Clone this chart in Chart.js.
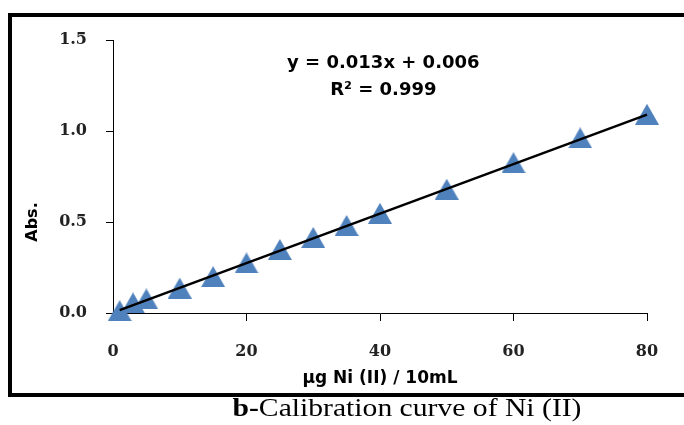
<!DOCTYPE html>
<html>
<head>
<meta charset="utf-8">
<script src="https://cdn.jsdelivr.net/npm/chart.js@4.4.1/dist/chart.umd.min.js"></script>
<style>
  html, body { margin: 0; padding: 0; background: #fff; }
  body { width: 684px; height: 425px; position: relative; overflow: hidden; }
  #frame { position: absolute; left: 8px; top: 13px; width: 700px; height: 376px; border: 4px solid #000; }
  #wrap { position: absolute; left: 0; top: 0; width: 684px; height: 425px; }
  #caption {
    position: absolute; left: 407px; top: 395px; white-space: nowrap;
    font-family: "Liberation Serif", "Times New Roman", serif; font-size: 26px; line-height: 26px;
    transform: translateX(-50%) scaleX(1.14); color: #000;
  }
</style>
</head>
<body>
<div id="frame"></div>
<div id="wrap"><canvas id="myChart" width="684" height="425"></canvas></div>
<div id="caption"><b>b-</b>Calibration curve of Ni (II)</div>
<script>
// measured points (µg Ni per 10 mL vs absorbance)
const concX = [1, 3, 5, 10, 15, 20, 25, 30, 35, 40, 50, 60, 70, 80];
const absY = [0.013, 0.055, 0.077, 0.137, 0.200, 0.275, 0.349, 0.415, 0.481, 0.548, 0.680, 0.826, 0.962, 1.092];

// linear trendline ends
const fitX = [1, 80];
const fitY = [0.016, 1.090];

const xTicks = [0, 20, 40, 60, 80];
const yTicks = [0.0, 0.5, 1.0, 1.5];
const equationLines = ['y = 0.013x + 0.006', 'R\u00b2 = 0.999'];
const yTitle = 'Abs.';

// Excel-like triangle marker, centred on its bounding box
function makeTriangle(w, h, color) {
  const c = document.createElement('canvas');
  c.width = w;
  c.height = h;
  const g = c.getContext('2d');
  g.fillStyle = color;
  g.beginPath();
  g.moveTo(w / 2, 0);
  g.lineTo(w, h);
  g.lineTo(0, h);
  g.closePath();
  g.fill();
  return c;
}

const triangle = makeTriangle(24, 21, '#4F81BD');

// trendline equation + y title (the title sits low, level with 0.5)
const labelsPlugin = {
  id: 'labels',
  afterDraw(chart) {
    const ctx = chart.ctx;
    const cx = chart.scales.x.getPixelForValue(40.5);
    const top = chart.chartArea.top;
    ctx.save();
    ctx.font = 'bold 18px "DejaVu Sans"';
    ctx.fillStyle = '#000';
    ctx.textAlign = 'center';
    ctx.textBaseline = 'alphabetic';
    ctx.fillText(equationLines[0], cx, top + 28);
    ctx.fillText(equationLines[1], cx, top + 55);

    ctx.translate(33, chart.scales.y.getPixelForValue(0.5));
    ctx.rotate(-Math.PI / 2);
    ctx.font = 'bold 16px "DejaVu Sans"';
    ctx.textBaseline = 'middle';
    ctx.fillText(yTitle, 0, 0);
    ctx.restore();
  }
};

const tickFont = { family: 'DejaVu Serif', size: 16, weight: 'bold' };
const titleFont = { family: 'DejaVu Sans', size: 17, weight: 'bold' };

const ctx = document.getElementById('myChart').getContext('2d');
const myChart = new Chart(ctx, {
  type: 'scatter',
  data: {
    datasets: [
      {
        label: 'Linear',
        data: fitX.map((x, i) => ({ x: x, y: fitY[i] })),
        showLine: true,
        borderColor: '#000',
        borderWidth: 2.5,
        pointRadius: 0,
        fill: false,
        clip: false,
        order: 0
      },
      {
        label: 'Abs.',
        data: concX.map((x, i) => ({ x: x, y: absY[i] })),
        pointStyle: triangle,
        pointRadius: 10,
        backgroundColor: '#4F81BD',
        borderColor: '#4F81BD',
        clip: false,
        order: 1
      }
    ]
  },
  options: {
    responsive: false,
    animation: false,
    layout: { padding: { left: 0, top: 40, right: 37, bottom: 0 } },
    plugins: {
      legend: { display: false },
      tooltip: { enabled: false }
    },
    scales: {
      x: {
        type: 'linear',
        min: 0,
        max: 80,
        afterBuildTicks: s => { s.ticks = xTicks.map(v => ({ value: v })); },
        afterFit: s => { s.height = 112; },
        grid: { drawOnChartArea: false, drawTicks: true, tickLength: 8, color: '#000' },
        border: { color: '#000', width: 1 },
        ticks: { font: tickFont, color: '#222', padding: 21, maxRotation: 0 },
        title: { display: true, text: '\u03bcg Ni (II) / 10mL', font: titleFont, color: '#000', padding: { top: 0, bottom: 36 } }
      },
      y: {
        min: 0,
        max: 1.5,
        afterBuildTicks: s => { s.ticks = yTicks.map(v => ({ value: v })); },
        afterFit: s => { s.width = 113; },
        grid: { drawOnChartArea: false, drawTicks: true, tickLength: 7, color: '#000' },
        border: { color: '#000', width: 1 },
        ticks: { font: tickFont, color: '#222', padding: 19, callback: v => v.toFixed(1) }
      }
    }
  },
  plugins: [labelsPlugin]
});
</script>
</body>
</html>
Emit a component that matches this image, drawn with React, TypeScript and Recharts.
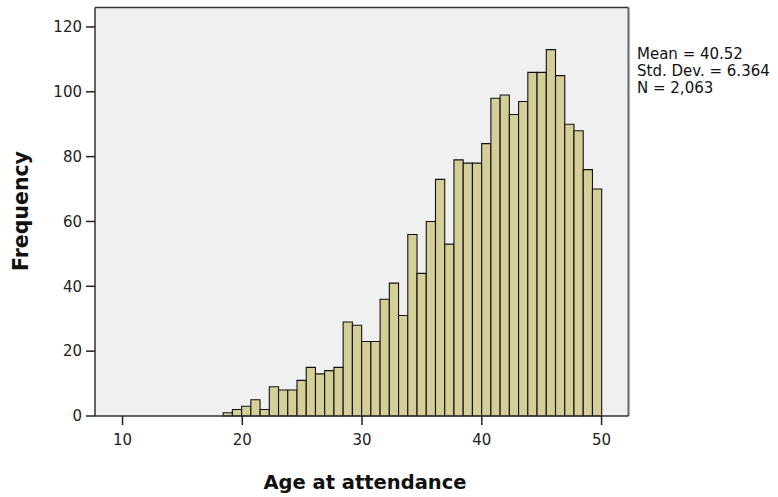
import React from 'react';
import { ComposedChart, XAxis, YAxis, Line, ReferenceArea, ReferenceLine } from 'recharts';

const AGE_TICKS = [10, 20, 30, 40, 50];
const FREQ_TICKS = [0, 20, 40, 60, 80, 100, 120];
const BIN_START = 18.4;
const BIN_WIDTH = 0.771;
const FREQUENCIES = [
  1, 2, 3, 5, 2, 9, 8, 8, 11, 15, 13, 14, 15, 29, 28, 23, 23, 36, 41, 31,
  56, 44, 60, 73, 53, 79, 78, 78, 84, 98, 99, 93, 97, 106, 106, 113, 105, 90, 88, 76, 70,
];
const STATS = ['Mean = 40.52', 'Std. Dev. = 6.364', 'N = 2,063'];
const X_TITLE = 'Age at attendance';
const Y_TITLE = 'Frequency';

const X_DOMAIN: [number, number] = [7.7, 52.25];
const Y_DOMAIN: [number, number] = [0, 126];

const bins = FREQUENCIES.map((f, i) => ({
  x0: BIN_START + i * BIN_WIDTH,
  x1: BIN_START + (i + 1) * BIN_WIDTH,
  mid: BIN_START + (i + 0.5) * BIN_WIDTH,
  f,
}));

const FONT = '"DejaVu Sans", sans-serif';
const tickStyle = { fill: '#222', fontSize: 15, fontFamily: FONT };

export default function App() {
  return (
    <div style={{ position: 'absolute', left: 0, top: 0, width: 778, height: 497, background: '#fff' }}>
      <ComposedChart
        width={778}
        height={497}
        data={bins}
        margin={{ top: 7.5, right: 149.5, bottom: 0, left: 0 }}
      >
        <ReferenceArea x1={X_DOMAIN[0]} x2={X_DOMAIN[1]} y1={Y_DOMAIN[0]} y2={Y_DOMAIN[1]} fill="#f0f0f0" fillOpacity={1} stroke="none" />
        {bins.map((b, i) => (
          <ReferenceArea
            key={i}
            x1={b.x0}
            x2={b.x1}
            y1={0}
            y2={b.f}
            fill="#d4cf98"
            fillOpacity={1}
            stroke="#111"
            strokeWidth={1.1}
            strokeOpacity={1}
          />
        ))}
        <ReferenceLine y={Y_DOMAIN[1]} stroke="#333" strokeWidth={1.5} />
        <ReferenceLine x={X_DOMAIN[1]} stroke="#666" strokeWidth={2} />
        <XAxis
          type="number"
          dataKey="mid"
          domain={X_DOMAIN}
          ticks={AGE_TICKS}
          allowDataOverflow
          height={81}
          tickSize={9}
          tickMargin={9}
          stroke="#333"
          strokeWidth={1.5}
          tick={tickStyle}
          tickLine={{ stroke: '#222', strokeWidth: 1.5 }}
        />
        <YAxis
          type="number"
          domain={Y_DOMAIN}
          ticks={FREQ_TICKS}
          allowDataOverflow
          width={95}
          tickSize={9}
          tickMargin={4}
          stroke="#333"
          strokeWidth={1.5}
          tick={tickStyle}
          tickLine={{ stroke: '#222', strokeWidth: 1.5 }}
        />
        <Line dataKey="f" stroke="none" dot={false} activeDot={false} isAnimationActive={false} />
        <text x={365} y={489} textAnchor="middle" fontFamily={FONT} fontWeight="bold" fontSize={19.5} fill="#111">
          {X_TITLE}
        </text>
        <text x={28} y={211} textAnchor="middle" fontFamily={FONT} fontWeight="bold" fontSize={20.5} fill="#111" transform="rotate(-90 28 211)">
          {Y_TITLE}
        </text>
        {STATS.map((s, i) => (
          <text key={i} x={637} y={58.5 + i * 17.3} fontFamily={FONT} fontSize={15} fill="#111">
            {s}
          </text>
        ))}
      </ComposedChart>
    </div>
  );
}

════════════════════

**THE TASK**
Using the data above, set down each line from the line with "Emit a component" to the line with "Line, ReferenceArea, ReferenceLine" exactly, both ends included, and leave the pictures behind. Nothing else belongs.

**ANSWER TO THIS EXERCISE**
Emit a component that matches this image, drawn with React, TypeScript and Recharts.
import React from 'react';
import { ComposedChart, XAxis, YAxis, Line, ReferenceArea, ReferenceLine } from 'recharts';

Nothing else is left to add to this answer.